→ **Given exercise**
Check each line of the material below, and copy it if it holds the string "this".

→ **Excerpted data**
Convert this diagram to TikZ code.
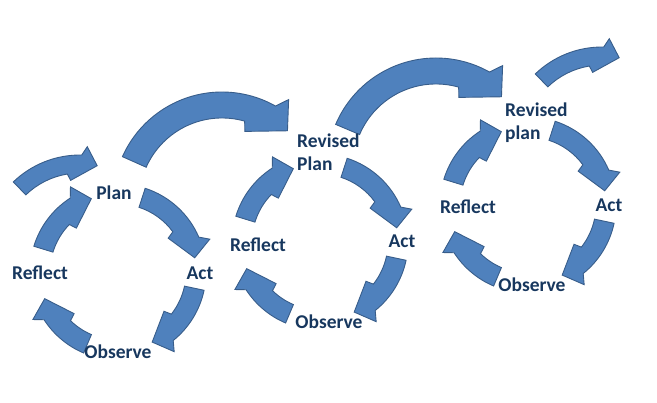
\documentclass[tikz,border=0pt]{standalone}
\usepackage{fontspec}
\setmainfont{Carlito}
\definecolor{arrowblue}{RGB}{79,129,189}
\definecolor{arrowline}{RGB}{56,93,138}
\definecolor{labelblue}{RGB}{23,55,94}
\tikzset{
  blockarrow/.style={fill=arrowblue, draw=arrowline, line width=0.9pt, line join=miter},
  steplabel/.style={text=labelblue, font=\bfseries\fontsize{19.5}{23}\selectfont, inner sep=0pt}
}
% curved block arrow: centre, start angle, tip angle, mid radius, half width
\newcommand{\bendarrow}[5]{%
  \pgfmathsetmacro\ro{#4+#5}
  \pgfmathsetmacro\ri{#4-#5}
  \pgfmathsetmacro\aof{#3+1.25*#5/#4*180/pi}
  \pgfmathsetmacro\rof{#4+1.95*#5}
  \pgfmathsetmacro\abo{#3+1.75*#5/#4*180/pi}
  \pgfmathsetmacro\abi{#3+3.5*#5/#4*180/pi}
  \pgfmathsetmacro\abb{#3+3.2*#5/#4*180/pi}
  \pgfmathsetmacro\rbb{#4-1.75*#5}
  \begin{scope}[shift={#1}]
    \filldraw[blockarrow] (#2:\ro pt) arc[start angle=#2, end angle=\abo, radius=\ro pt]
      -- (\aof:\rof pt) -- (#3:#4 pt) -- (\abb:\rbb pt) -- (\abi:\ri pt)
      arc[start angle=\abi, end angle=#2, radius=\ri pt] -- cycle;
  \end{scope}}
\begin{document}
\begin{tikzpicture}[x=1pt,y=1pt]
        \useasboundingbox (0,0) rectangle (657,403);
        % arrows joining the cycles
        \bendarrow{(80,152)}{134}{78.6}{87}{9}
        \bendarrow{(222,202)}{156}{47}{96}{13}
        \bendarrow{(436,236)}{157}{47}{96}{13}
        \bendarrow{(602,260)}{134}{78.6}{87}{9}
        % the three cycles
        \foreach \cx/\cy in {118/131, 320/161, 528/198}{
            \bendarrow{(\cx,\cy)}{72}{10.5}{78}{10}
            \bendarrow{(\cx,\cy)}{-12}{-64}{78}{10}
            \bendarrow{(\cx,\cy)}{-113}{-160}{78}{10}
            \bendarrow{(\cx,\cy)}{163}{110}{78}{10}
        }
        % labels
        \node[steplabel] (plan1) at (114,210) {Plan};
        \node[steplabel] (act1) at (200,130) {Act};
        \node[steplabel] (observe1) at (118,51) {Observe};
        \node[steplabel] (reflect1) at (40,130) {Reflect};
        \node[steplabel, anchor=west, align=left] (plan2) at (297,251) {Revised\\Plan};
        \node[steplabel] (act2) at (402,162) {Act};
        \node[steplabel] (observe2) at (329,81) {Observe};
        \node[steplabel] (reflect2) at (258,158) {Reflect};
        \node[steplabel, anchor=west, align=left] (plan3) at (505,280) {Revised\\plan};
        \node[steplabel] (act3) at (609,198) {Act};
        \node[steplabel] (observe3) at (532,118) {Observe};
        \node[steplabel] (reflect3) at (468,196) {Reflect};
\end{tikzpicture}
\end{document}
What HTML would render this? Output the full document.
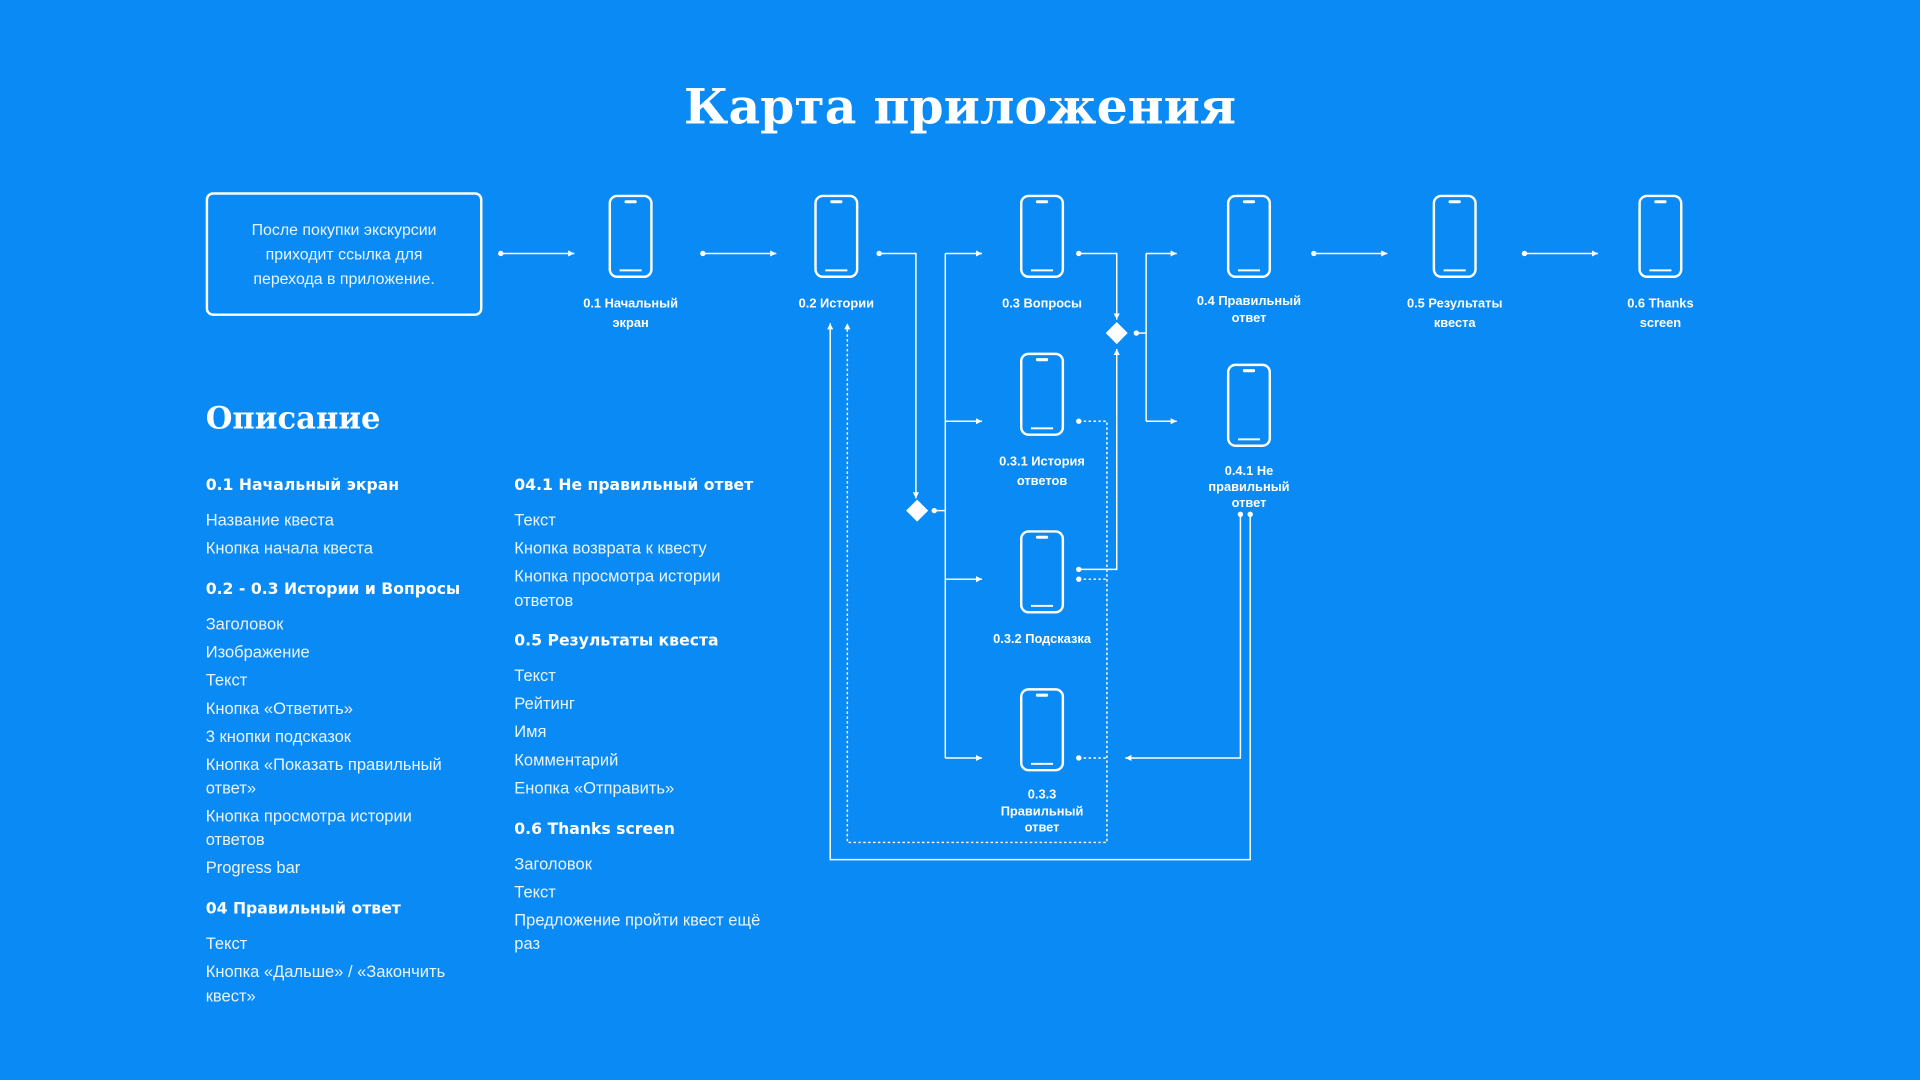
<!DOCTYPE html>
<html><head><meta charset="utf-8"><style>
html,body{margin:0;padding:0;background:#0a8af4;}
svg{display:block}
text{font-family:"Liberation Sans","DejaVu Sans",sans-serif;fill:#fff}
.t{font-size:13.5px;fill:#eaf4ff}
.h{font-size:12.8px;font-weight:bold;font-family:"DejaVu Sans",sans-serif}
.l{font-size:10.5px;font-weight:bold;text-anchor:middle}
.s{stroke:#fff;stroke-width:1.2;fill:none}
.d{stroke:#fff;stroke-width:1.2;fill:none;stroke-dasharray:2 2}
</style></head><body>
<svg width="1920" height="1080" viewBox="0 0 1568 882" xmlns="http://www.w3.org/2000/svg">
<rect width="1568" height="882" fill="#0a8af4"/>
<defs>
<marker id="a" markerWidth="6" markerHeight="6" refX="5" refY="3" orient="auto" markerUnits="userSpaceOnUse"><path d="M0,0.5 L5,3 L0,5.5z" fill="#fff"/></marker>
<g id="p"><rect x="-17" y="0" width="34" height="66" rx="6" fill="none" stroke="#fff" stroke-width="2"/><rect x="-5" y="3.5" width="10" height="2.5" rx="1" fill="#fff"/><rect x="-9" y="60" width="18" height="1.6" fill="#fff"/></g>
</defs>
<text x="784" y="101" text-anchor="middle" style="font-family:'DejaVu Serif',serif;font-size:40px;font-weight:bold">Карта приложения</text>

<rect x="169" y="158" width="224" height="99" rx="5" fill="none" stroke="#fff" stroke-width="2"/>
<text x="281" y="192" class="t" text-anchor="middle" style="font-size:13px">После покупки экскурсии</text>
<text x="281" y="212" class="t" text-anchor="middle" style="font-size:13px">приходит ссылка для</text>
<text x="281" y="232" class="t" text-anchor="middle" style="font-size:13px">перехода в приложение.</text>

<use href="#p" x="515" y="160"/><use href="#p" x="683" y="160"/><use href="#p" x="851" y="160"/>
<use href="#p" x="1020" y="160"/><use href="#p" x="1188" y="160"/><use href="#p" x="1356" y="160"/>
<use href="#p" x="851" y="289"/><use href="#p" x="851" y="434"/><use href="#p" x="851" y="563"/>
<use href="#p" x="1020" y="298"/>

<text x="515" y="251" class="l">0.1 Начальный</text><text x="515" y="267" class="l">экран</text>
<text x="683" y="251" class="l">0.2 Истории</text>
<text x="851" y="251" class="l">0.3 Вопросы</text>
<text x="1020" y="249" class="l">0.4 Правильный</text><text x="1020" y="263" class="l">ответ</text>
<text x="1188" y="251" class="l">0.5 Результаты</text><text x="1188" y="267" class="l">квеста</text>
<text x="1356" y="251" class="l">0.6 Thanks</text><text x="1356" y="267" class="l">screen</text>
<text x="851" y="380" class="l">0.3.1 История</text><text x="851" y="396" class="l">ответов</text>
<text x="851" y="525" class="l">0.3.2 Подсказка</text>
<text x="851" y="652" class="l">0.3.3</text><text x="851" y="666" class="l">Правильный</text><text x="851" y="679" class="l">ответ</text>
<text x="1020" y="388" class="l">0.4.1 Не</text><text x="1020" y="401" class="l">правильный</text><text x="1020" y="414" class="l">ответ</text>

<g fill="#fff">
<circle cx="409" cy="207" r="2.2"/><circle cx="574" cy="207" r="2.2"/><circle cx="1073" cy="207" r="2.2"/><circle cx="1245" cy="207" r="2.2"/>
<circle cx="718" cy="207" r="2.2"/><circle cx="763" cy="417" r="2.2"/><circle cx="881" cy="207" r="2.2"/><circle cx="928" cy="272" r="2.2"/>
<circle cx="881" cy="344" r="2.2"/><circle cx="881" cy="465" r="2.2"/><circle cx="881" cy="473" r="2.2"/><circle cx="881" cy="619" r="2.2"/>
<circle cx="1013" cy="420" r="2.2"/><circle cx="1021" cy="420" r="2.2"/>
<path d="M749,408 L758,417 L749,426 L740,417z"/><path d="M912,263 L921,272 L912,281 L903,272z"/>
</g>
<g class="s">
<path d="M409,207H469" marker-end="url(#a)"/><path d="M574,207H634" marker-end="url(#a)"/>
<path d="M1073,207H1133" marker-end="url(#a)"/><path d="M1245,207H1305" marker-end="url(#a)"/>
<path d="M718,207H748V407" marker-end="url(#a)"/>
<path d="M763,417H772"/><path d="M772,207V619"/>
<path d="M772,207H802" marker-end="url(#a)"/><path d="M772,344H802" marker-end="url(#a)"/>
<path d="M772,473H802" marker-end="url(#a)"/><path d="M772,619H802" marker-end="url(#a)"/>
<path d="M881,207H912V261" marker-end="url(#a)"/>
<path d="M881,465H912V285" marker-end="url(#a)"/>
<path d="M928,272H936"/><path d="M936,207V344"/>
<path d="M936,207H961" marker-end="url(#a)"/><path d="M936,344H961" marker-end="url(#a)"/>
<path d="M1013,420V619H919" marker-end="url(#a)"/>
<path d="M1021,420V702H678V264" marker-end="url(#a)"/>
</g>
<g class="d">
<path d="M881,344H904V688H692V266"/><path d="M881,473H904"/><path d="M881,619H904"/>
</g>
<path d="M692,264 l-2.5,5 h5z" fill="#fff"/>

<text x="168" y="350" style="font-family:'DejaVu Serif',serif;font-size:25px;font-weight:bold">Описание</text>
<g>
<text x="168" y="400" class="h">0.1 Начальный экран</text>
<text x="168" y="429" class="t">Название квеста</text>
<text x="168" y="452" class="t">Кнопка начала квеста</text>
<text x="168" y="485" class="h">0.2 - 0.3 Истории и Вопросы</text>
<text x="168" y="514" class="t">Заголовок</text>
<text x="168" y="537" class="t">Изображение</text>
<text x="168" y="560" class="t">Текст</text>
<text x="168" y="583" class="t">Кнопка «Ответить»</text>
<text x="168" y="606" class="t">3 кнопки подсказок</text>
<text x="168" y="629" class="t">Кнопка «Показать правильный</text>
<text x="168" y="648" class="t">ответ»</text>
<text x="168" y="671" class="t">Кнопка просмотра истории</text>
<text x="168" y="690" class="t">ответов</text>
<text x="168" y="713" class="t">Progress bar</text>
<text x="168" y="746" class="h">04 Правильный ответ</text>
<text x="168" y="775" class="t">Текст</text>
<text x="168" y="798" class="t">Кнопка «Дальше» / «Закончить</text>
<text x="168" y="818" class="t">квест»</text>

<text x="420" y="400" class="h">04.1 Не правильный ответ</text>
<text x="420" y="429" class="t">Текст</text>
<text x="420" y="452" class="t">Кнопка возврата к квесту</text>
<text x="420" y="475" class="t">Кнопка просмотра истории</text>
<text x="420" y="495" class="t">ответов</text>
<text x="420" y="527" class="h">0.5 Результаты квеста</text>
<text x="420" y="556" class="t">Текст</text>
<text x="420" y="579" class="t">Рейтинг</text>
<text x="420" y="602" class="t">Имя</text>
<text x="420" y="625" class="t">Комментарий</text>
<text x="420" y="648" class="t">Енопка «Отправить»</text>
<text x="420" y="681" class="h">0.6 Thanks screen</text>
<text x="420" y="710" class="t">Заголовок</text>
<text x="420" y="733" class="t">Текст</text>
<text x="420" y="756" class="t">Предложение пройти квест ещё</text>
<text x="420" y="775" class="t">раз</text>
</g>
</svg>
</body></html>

→ **Solved problem**
Convert this diagram to TikZ code.
What HTML would render this? Output the full document.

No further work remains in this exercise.